-- start SOURCE DATA --

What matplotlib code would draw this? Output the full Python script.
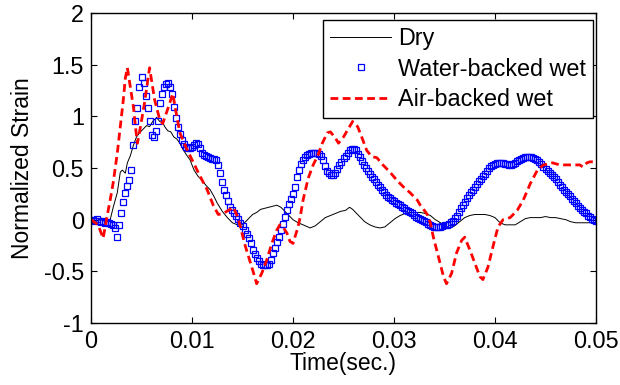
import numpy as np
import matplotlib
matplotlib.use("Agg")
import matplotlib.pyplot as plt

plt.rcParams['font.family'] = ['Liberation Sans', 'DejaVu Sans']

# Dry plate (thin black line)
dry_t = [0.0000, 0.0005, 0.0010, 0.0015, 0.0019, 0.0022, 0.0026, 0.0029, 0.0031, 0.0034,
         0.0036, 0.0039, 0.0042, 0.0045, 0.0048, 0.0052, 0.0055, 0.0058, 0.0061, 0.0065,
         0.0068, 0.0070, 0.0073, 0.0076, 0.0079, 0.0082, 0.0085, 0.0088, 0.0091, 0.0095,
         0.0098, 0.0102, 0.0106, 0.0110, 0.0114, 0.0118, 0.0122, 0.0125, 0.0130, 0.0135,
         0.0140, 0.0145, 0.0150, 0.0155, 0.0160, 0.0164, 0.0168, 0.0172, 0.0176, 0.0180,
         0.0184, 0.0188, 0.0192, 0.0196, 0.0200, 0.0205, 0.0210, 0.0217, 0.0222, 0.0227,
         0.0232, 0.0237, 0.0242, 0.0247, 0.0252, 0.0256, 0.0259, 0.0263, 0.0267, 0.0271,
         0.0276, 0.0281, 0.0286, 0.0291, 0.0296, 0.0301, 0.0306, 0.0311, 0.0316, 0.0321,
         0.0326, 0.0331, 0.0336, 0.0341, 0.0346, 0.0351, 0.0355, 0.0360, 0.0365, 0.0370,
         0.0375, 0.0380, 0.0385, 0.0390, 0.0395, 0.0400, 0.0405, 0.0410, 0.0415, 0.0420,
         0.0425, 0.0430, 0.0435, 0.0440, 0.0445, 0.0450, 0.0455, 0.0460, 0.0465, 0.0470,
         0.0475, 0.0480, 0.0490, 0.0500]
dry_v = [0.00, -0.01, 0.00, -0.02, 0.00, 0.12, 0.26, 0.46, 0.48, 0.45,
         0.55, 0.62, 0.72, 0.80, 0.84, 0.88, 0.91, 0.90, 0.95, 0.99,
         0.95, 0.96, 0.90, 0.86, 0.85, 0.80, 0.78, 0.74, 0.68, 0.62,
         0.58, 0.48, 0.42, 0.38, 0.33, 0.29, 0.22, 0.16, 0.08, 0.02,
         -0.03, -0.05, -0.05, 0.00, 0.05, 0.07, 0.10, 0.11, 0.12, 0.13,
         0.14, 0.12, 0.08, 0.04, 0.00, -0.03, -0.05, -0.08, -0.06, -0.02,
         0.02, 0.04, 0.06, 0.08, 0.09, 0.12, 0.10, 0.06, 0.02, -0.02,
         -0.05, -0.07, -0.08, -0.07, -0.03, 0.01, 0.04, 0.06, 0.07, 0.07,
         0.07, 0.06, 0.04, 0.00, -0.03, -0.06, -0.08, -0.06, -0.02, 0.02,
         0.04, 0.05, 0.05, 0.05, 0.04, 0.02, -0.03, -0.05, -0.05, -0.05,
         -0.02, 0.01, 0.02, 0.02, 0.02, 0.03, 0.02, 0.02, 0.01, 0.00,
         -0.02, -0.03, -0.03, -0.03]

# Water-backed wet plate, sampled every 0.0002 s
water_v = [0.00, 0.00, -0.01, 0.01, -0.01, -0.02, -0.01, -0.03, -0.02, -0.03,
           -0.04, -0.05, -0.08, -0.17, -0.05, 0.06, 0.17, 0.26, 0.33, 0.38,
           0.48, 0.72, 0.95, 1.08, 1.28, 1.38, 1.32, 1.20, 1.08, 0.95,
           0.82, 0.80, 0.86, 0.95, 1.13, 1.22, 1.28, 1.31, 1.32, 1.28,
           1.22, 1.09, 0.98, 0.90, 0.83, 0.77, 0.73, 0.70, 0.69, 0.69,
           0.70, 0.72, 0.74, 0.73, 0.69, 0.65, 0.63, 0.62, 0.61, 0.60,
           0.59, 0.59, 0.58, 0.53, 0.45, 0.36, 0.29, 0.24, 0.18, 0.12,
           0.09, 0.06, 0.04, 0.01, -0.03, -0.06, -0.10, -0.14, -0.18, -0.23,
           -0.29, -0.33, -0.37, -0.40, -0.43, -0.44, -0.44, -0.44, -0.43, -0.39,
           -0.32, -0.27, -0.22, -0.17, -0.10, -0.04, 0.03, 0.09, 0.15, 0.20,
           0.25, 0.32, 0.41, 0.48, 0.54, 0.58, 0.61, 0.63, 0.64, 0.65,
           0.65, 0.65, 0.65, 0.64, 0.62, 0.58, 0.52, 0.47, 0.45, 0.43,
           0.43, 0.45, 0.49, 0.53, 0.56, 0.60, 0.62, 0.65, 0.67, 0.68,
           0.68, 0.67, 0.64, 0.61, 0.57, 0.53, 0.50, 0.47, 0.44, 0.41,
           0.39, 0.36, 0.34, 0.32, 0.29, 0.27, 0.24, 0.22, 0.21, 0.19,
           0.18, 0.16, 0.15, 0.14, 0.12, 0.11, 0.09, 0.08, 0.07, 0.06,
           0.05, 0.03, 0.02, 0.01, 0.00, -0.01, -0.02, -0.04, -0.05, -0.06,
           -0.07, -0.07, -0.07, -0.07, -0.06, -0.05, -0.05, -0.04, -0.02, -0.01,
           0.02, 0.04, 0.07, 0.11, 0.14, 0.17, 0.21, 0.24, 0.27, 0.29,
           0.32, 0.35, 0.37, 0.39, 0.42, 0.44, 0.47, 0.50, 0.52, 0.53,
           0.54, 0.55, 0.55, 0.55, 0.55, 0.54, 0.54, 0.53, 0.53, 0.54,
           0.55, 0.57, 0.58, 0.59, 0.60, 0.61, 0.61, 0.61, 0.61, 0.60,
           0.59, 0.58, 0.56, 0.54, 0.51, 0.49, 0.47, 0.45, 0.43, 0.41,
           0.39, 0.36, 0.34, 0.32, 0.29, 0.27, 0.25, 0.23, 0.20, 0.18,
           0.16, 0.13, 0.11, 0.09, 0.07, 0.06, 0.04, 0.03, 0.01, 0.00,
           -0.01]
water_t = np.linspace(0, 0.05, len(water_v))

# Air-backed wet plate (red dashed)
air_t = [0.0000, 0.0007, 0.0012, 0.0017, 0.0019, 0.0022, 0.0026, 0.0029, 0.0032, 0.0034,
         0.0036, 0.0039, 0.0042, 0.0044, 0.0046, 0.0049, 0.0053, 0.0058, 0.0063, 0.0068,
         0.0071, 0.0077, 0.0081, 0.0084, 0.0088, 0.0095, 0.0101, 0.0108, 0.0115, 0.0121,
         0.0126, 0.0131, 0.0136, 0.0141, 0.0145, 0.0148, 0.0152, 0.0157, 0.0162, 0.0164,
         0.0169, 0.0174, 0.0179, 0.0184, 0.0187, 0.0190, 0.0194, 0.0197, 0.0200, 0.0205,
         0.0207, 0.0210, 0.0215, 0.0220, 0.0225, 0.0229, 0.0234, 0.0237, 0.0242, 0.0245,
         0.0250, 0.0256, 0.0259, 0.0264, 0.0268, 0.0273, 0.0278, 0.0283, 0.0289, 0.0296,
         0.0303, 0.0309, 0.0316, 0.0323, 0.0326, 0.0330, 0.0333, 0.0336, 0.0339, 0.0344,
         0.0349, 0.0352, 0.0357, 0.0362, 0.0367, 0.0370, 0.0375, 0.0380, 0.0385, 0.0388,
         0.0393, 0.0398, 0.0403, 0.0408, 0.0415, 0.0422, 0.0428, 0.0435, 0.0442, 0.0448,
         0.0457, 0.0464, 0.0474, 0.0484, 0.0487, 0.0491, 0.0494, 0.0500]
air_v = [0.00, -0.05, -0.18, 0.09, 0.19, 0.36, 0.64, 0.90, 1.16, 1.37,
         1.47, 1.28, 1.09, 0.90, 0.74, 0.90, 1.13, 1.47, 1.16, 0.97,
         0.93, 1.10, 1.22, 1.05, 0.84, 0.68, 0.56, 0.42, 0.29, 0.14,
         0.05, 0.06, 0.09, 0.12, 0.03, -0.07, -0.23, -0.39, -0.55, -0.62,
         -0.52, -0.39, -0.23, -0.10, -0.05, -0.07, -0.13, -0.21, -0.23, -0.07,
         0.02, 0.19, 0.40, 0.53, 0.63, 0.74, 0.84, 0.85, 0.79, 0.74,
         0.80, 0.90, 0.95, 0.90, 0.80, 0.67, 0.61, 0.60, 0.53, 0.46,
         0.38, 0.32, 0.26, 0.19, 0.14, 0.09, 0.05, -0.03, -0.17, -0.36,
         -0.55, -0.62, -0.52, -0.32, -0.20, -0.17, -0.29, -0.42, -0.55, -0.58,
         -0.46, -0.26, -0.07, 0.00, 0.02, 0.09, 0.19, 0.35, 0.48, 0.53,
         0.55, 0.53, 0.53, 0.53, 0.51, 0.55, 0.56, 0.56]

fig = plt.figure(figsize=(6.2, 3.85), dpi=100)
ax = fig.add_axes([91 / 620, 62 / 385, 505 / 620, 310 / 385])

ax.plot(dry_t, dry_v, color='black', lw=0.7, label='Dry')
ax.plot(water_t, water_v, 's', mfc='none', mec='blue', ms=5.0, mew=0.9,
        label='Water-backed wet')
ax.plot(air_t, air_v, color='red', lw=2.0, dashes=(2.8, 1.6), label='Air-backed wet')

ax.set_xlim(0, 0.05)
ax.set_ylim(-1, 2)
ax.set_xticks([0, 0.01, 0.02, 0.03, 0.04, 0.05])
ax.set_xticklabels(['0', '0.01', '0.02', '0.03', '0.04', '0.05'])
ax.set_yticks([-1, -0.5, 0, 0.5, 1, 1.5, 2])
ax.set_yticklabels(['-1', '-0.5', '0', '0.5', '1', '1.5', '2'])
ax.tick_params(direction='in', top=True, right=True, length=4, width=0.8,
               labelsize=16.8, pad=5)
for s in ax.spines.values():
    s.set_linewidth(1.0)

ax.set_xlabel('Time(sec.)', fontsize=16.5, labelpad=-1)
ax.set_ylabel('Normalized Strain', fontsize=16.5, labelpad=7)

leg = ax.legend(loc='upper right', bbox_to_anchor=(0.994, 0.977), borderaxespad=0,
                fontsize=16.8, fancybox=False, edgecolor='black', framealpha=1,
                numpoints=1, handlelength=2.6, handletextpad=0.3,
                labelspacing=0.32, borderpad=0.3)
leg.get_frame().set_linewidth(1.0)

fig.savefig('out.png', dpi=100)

-- end SOURCE DATA --

REQUIREMENTS: Return the material line for line, from its beginning to the line that contains "plt.rcParams['font.family'] = ['Liberation", with the pictures left out.

THE RESULT:
What matplotlib code would draw this? Output the full Python script.
import numpy as np
import matplotlib
matplotlib.use("Agg")
import matplotlib.pyplot as plt

plt.rcParams['font.family'] = ['Liberation Sans', 'DejaVu Sans']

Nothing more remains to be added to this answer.